* **GIVEN MATERIAL**
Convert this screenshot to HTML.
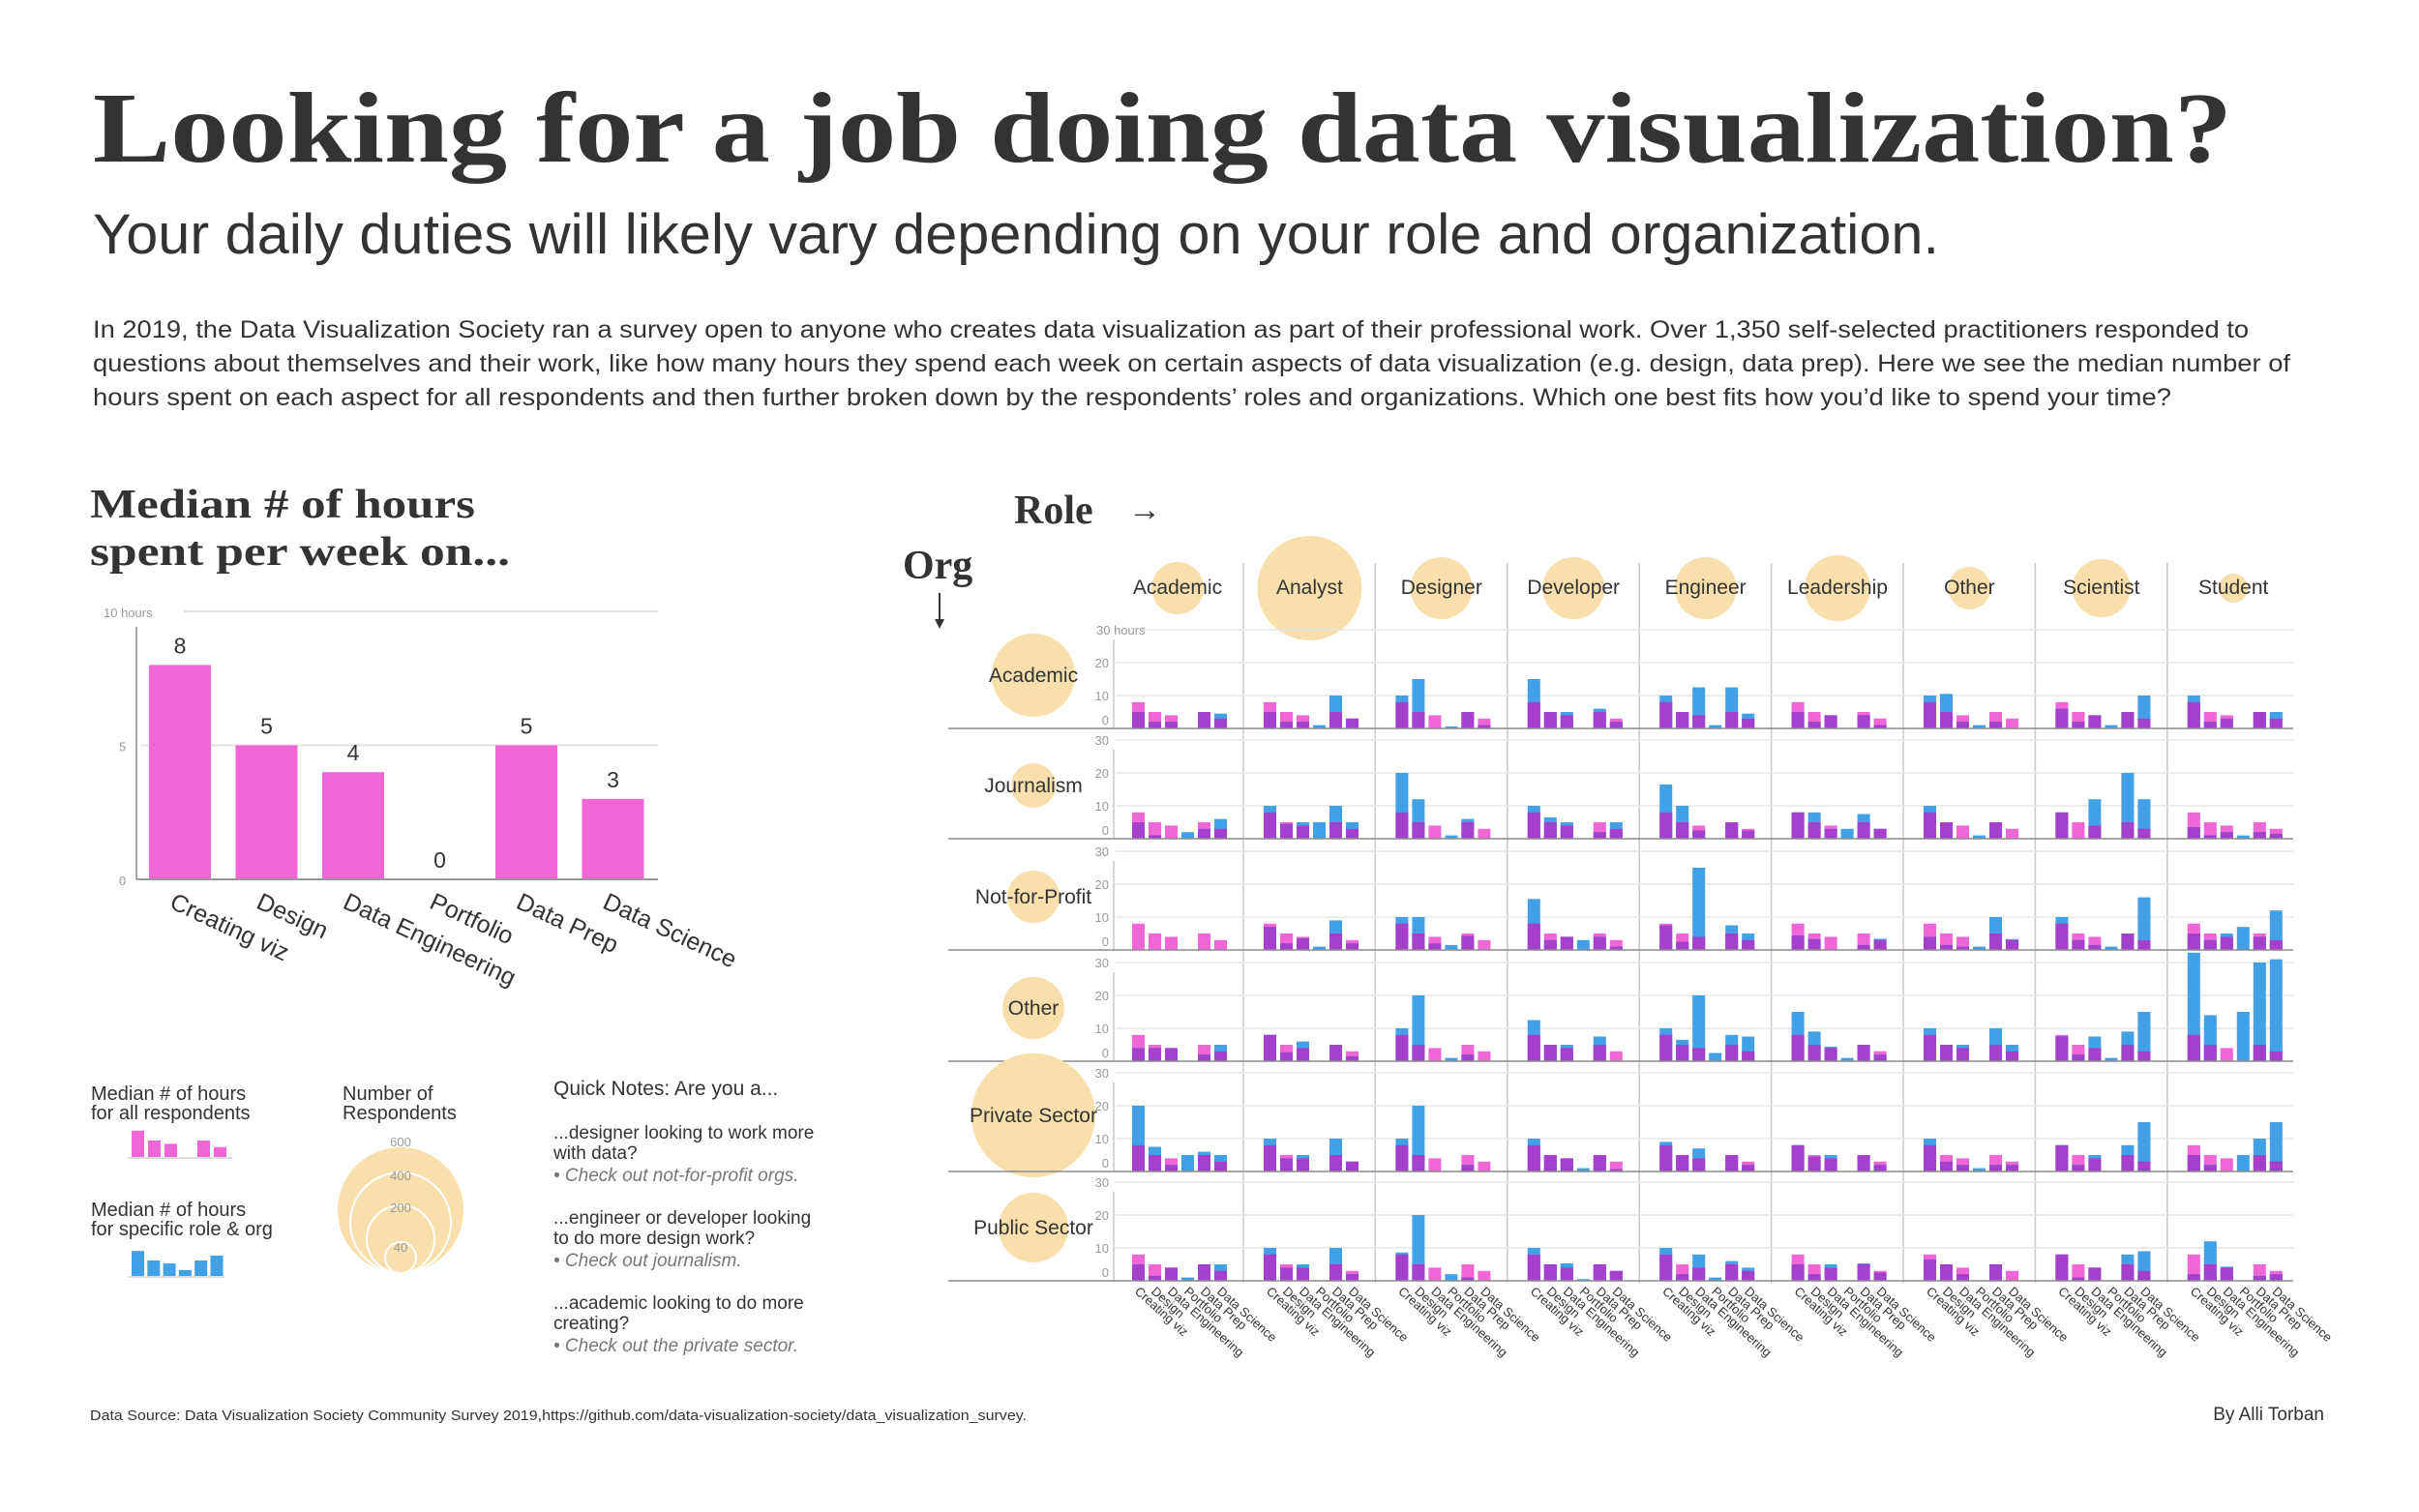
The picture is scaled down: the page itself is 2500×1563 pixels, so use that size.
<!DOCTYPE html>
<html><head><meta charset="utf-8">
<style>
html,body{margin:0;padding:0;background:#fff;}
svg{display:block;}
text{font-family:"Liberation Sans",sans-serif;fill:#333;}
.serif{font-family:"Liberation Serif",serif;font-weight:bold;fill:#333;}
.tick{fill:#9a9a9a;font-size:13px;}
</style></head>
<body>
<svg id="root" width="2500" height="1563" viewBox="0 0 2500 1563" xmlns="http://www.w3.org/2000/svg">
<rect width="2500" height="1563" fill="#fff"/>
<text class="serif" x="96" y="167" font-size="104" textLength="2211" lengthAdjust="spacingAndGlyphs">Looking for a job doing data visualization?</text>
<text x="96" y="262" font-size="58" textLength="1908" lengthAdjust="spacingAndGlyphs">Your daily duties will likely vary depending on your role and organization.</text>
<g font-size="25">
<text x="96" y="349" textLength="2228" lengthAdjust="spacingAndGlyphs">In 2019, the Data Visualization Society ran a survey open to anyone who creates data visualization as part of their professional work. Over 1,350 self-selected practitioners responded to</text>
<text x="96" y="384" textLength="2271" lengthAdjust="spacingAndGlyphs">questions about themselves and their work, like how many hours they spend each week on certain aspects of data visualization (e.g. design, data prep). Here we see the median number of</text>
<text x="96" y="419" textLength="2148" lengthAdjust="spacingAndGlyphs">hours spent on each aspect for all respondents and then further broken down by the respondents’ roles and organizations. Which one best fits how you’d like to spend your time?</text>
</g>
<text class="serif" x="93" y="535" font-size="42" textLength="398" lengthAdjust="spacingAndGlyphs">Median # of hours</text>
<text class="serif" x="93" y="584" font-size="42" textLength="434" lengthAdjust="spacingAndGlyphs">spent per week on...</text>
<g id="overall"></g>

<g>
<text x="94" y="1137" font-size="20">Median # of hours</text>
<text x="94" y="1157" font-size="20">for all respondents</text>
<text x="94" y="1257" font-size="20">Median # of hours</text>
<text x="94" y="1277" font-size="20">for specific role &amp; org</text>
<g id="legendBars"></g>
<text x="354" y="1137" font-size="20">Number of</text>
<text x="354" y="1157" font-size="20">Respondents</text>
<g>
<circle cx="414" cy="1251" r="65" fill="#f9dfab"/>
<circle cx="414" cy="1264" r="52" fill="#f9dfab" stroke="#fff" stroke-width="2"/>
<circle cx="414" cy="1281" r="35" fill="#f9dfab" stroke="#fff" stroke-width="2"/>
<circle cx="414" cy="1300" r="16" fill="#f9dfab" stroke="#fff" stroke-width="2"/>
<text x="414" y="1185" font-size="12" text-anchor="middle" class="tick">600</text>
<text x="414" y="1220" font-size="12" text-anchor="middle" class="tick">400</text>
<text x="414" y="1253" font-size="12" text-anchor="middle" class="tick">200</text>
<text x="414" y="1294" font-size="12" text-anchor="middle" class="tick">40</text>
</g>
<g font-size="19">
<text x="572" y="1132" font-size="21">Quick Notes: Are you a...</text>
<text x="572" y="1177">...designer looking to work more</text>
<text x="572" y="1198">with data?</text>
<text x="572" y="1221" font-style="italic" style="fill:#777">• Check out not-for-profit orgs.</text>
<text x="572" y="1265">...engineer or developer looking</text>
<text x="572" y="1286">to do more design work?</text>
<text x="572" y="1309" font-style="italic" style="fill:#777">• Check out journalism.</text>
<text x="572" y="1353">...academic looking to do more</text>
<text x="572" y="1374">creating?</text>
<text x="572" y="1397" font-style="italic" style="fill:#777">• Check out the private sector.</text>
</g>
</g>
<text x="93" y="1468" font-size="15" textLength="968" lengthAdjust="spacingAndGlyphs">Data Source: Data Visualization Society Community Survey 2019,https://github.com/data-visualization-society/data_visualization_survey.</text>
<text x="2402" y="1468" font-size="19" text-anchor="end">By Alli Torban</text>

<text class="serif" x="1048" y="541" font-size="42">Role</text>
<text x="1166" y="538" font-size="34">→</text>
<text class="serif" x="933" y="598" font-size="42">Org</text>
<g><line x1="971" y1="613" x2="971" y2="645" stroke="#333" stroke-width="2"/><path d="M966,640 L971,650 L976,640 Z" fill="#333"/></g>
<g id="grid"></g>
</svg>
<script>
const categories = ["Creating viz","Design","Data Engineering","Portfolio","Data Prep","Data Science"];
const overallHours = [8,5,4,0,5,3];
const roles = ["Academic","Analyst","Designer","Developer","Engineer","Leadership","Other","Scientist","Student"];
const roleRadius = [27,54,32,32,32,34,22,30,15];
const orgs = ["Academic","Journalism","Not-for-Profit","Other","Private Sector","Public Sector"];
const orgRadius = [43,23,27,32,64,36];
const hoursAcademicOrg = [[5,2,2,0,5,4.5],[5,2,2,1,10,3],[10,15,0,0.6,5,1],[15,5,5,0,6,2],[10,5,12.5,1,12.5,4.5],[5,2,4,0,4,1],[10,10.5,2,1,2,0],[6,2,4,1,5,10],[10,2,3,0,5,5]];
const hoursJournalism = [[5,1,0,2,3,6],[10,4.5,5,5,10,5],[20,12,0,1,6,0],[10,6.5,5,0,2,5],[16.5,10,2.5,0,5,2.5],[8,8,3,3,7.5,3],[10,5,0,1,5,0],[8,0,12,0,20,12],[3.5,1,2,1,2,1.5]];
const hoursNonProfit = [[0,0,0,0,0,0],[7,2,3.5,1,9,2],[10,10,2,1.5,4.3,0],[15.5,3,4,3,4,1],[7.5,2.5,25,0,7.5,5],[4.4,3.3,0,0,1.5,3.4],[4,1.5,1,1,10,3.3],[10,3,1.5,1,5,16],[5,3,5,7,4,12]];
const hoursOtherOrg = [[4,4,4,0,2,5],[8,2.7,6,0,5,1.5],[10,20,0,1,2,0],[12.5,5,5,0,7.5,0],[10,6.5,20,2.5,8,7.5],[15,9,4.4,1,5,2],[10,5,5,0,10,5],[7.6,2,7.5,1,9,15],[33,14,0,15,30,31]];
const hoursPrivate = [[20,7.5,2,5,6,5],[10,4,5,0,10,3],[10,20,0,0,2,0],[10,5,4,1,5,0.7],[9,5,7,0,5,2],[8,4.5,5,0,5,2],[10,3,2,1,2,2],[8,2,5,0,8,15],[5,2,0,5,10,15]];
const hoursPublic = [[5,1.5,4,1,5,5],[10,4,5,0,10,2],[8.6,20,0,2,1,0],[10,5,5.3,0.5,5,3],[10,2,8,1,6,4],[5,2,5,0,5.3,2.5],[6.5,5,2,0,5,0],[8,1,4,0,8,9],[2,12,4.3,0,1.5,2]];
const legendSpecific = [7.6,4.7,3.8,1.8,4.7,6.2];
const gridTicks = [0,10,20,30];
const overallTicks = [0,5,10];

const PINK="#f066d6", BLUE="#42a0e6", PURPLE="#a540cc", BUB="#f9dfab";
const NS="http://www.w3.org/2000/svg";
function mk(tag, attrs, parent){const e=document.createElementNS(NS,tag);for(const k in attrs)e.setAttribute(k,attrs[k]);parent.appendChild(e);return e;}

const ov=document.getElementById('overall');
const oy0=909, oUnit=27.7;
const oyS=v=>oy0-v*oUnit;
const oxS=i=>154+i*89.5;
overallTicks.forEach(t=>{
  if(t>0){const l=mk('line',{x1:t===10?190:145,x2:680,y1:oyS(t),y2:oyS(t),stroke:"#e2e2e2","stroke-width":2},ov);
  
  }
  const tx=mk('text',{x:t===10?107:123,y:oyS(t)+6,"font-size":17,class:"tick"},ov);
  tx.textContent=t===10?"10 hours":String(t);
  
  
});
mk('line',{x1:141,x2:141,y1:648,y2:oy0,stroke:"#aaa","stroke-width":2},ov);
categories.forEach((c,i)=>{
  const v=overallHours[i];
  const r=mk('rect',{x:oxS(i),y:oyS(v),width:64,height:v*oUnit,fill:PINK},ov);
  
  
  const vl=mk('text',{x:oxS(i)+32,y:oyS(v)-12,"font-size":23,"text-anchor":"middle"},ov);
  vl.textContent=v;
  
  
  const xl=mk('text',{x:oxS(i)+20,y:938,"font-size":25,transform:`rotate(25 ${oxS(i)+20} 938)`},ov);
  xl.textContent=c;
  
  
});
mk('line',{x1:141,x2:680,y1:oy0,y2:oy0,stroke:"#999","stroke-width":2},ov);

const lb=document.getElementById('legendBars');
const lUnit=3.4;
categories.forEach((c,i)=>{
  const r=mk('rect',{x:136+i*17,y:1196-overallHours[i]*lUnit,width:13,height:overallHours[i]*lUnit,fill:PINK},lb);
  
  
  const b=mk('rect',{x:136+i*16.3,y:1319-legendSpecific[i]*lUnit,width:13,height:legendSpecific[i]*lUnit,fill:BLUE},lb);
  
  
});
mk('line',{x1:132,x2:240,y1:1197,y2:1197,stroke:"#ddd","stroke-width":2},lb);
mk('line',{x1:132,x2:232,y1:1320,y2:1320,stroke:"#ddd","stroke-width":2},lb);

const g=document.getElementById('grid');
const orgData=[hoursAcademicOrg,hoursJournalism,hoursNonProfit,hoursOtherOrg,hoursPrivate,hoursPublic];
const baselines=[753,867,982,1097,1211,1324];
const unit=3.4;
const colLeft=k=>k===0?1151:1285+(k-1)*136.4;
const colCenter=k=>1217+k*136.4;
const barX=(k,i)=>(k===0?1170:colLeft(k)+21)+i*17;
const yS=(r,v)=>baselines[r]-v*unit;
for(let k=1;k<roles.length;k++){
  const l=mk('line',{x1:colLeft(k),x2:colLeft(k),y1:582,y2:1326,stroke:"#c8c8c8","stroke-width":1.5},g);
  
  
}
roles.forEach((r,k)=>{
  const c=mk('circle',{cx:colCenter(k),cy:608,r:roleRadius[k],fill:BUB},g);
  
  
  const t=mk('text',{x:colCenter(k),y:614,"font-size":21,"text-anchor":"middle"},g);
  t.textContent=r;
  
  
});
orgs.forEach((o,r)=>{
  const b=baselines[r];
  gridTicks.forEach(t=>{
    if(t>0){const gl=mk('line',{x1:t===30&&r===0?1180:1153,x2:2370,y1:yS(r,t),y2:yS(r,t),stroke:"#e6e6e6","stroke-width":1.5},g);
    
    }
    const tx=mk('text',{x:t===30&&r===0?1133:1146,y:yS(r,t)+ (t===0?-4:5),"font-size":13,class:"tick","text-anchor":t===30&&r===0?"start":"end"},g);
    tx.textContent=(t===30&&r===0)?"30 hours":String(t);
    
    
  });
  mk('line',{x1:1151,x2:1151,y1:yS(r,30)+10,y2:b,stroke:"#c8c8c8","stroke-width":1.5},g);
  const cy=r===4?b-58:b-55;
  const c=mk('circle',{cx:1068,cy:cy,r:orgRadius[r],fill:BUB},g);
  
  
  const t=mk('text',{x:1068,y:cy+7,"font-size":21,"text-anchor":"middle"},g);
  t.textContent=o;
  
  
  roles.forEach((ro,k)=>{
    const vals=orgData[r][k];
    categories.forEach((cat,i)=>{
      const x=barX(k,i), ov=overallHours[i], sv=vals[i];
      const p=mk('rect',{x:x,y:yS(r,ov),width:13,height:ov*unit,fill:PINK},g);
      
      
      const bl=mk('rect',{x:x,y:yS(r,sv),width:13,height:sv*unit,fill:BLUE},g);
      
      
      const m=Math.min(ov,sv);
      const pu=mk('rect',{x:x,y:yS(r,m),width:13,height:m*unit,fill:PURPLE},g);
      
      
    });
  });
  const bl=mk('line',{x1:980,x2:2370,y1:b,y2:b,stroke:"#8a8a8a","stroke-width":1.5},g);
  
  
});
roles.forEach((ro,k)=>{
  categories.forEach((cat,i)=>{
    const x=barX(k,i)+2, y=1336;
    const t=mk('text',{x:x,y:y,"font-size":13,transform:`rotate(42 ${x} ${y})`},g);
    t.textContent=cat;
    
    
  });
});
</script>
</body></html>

* **WHAT THE TASK REQUIRES**
Copy whichever lines in the listing above contain the word "down".

* **RIGHT ANSWER**
The picture is scaled down: the page itself is 2500×1563 pixels, so use that size.
<text x="96" y="419" textLength="2148" lengthAdjust="spacingAndGlyphs">hours spent on each aspect for all respondents and then further broken down by the respondents’ roles and organizations. Which one best fits how you’d like to spend your time?</text>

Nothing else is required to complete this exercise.